The Britain First reaction
Like so much to do with Britain First, their reaction to the killing was utterly appalling and yet strangely fascinating to behold at the same time. In a rambling video post their leader Paul Golding emphasised that "it's important not to speculate" which sounds perfectly fine in its own right, but then he immediately went on to ... erm ... speculate that the killer might have been yelling "It's time to put Britain first" instead of declaring his allegiance to his favourite extreme-right BNP splinter group.
Golding repeatedly chastised the media for reporting that numerous witnesses claimed to have heard the killer shouting "Britain First" because that's apparently unacceptable "hearsay". However in his mind it's perfectly fine for him to engage in evidence-free speculation that the killer might have been yelling other things that nobody at all has claimed to have heard him shouting? If it's so terribly wrong to report "hearsay" about a killing, what does that make just inventing things about it to suit your own agenda?

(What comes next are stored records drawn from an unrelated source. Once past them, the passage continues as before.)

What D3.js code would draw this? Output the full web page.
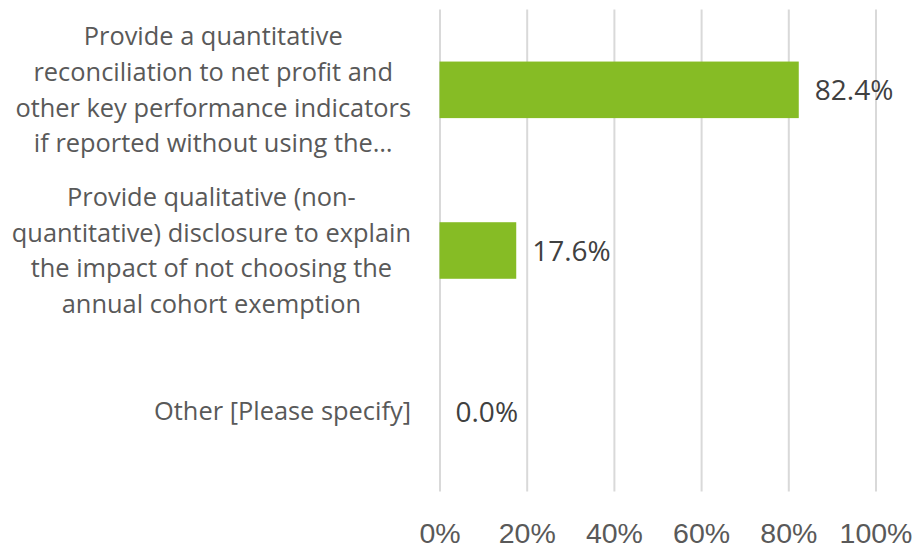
<!DOCTYPE html>
<html>
<head>
<meta charset="utf-8">
<script src="https://cdn.jsdelivr.net/npm/d3@7"></script>
<style>
  body { margin: 0; background: #fff; }
  svg { display: block; font-family: "Open Sans", "Noto Sans", sans-serif; }
</style>
</head>
<body>
<svg width="913" height="548"></svg>
<script>
// data
const categories = [
  ['Provide a quantitative', 'reconciliation to net profit and', 'other key performance indicators', 'if reported without using the\u2026'],
  ['Provide qualitative (non-', 'quantitative) disclosure to explain', 'the impact of not choosing the', 'annual cohort exemption'],
  ['Other [Please specify]']
];
const values = [82.4, 17.6, 0.0];
const tickValues = [0, 20, 40, 60, 80, 100];

const svg = d3.select('svg');
const svgWidth = +svg.attr('width');
const svgHeight = +svg.attr('height');
const margins = { top: 9.5, right: 37.5, bottom: 56.5, left: 439.5 };
const chartAreaWidth = svgWidth - (margins.left + margins.right);
const chartAreaHeight = svgHeight - (margins.top + margins.bottom);

const barColor = '#86bc25';
const gridColor = '#d9d9d9';
const textColor = '#595959';

const chartArea = svg.append('g')
  .attr('transform', `translate(${margins.left}, ${margins.top})`);

const xScale = d3.scaleLinear()
  .domain([0, 100])
  .range([0, chartAreaWidth]);

const yScale = d3.scaleBand()
  .domain(d3.range(categories.length))
  .range([0, chartAreaHeight])
  .paddingInner(0.648)
  .paddingOuter(0.324);

// gridlines + tick labels
const xAxis = d3.axisBottom(xScale)
  .tickValues(tickValues)
  .tickSize(-chartAreaHeight)
  .tickPadding(31)
  .tickFormat(d => d + '%');
const xAxisGroup = chartArea.append('g')
  .attr('transform', `translate(0, ${chartAreaHeight})`)
  .call(xAxis);
xAxisGroup.select('path.domain').remove();
xAxisGroup.selectAll('line')
  .attr('stroke', gridColor)
  .attr('stroke-width', 2);
xAxisGroup.selectAll('text')
  .attr('fill', textColor)
  .style('font-size', '28.5px')
  .attr('dy', '0.71em');

// bars
chartArea.selectAll('rect.bar')
  .data(values)
  .enter()
  .append('rect')
    .attr('class', 'bar')
    .attr('x', 0)
    .attr('y', (d, i) => yScale(i))
    .attr('width', d => xScale(d))
    .attr('height', yScale.bandwidth())
    .attr('fill', barColor);

// value labels
chartArea.selectAll('text.value')
  .data(values)
  .enter()
  .append('text')
    .attr('class', 'value')
    .attr('x', d => xScale(d) + 16)
    .attr('y', (d, i) => yScale(i) + yScale.bandwidth() / 2)
    .attr('dy', '0.37em')
    .attr('fill', '#404040')
    .style('font-size', '28px')
    .text(d => d.toFixed(1) + '%');

// category labels
const labelRight = -28.5;
const lineHeight = 35.7;
categories.forEach((lines, i) => {
  const cy = yScale(i) + yScale.bandwidth() / 2;
  const g = chartArea.append('g');
  const texts = g.selectAll('text')
    .data(lines)
    .enter()
    .append('text')
      .attr('y', (d, j) => cy + (j - (lines.length - 1) / 2) * lineHeight)
      .attr('dy', '0.35em')
      .attr('fill', textColor)
      .style('font-size', '25.4px')
      .text(d => d);
  if (lines.length === 1) {
    texts.attr('x', labelRight).attr('text-anchor', 'end');
  } else {
    const maxW = d3.max(texts.nodes(), n => n.getComputedTextLength());
    texts.attr('x', labelRight - maxW / 2).attr('text-anchor', 'middle');
  }
});
</script>
</body>
</html>
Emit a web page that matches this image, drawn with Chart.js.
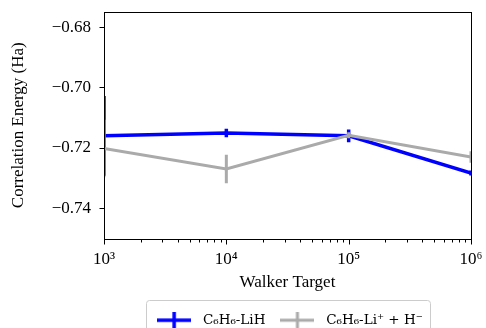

Golding then tried to create the argument that the killer was an individual acting in his own right and not representative of Britain First or any other hard-right group, which is a stunningly brass-necked statement from the head of an organisation that has stoked up hate by repeatedly tarring all Muslims and all refugees with the crimes of a tiny minority.
Towards the end of his ramble Golding made a desperate attempt to distance himself from the killer by saying that "we hope this person is strung up by the neck from the nearest lamp post; that's the way we view justice" which is precisely the kind of violent lawless lynch mob mentality that could clearly drive mentally unstable people with heads full of anti-refugee propaganda to murder an MP for the "crime" of standing up for Syrian refugees.
The referendum campaigns
Both sides of the EU referendum campaign decided to temporarily suspend campaigning out of respect for Jo Cox. I've been severely critical of Vote Leave during the referendum debate, but they had the decency to suspend campaigning for the day, a decision that was lauded by the majority of their Facebook followers, so credit to them for that at least.
Meanwhile Britain First were amongst the minority to carry on campaigning, interspersing anti-EU diatribes between the reams of posts linking to articles on their own website denying that their hatemongering had anything to do with the killing and decrying the multiple eye witness accounts that the killer was shouting "Britain First" as some kind of fabricated mainstream media conspiracy.
Conclusion
The conclusion is dispiriting. A young mother is dead because a hate-filled individual ended her life, ruining the lives of her husband and children and shocking the nation in the process.
The evidence-free false flag conspiracy theories from the vocal minority of "screw evidence, I'll believe whatever I want to believe" Brexiter types are sickening but all too predictable given the appalling decline in the standards of political debate in the UK.
The investigation will no doubt determine whether the killer's head was full of extreme-right Britain First propaganda or not, and whether he was shouting "Britain First" as reported by several witnesses (or perhaps shouting something else that is less damaging to Paul Golding's hate group and reported by nobody), but it is clear that the killer's actions were driven by hate, and the reaction of any decent person should be to recognise that hate doesn't have a religion or creed, and to stand up against hatemongering whenever we see it.